The predictions (CP loss or blunder probability) are obtained from a supervised model that simply predicts the same outcome in a large sample of games.

**We have turned this model into an interactive [web app](https://chessinsights.org/analysis/)! So you can just go there and see what you think of the results**. You can also check out [the database](https://chessinsights.org) and even add your own games for evaluation!

## Comparison to previous work

Existing research (Guid and Bratko, 2006, G-B going forward) has defined sharpness using the change in evaluation as an engine's depth increases. This measure has the advantage that it is very easy to obtain when running computer evaluations. We find that our measure is only weakly correlated with the G-B measure.

## Next steps

These predictions can be used to create "human evaluations" of a given chess position. Specifically, one can ask the following: Given a certain chess position, what is the best move I should play to win the game? The best move (highest win probability) might not have the highest computer evaluation, and a crucial factor is that humans make mistakes when the position is sharp.

## Notes on the model

Currently, our model tries to minimize the required prior knowledge about chess. The input is simply a position's FEN, and this is split into a large vector and fed into a two-stage dense neural network.

# Validation overview: Candidates 2018
Here, we present an overview of the validation and analyses with the data. You can also think of this as "fun statistics we can create with our model".

We use games from the Candidates 2018 to evalute our results.  We can use this tournament to investigate whether our results are reasonable. First, we present how sharply each participant played.

We find that Levon Aronian played the sharpest chess, and Wesley So played least sharply. The one surprising result is that one would expect Vladimir Kramnik to show up more highly in the list, because his play was widely deemed to be extremely dynamic.

In [1]:
player_stats

NameError: name 'player_stats' is not defined

## Game Statistics
We now investigate how sharply each game was played. Overall, these results feel sensible. A likely reason is that, by averaging predictions over a number of moves, this statistic eliminates noise in the prediction.

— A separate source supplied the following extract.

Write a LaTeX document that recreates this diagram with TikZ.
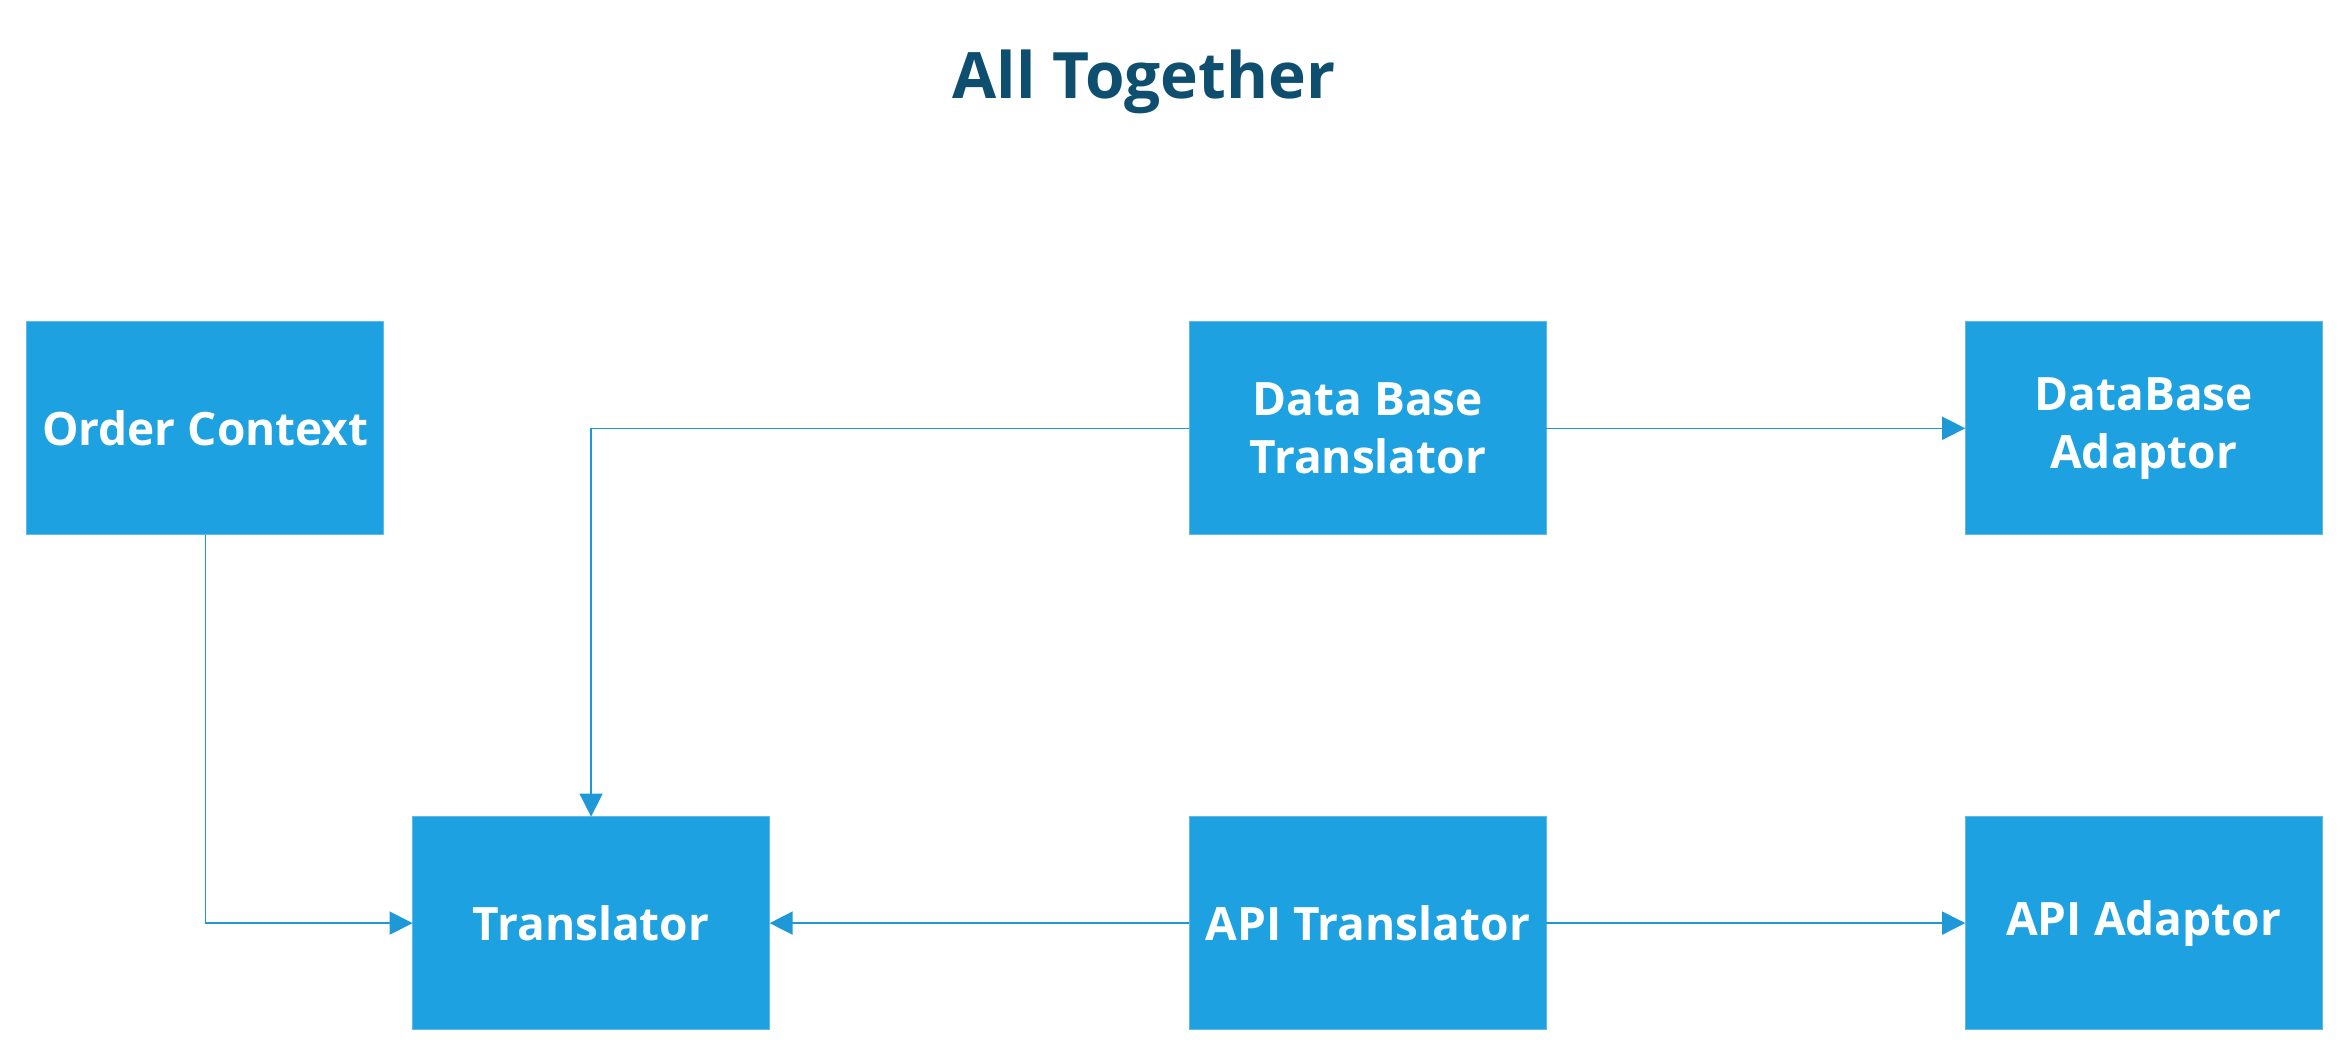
\documentclass[tikz,border=0pt]{standalone}
\usepackage{fontspec}
\setmainfont{Open Sans}
\usetikzlibrary{matrix,arrows.meta}

\definecolor{boxblue}{RGB}{29,161,224}
\definecolor{edgeblue}{RGB}{95,186,232}
\definecolor{lineblue}{RGB}{30,152,214}
\definecolor{titleblue}{RGB}{14,79,112}

\begin{document}
\begin{tikzpicture}[
		module/.style={
			fill=boxblue,
			draw=edgeblue,
			line width=0.4pt,
			text=white,
			font=\fontsize{23}{29}\selectfont\bfseries,
			minimum width=178.5pt,
			minimum height=106.5pt,
			inner sep=0pt,
			outer sep=0pt,
			anchor=center
		},
		net/.style={
			matrix of nodes,
			nodes={module},
			inner sep=0pt,
			column sep=14pt,
			row sep=140.5pt
		},
		title/.style={
			text=titleblue,
			font=\fontsize{32}{38}\selectfont\bfseries
		},
		>={Triangle[length=11.5pt,width=11.5pt]}
		]
		\useasboundingbox (0,0) rectangle (1173pt,-525pt);

		\node[title] (heading) at (572pt,-41pt) {All Together};

		\matrix[net, anchor=north west] (mat) at (13pt,-160.5pt)
		{
			Order Context &[0pt] &[195.5pt]
			\parbox{170pt}{\centering Data Base\\Translator} &[195pt]
			\parbox{170pt}{\centering DataBase\\Adaptor} \\
			&[0pt] Translator &[195.5pt] API Translator &[195pt] API Adaptor \\
		};

		% connectors
		\draw[->, lineblue, line width=0.8pt] (mat-1-1) |- (mat-2-2);
		\draw[->, lineblue, line width=0.8pt] (mat-1-3) -| (mat-2-2);
		\draw[->, lineblue, line width=0.8pt] (mat-1-3) -- (mat-1-4);
		\draw[->, lineblue, line width=0.8pt] (mat-2-3) -- (mat-2-2);
		\draw[->, lineblue, line width=0.8pt] (mat-2-3) -- (mat-2-4);

\end{tikzpicture}
\end{document}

The comparison between the "sharpest" and "least sharp" games is stark: The sharpest games consistently involve huge complexity and attacking chess. The least sharp games usually involve quick piece exchanges and simplification into a drawn endgame.

## Sharpest Games

In [2]:
game_stats.head(10)

NameError: name 'game_stats' is not defined

## Least sharp games

In [3]:
game_stats.tail(10)

NameError: name 'game_stats' is not defined

## Example positions
This is the most intuitive validation: We simply show positions that are deemed either sharp or non-sharp, and chess players can get a feeling for whether these predictions are sensible.

In [4]:
df = df_cand.query('10 <= move_number <= 30').sort_values('pred_sharpness', ascending=False)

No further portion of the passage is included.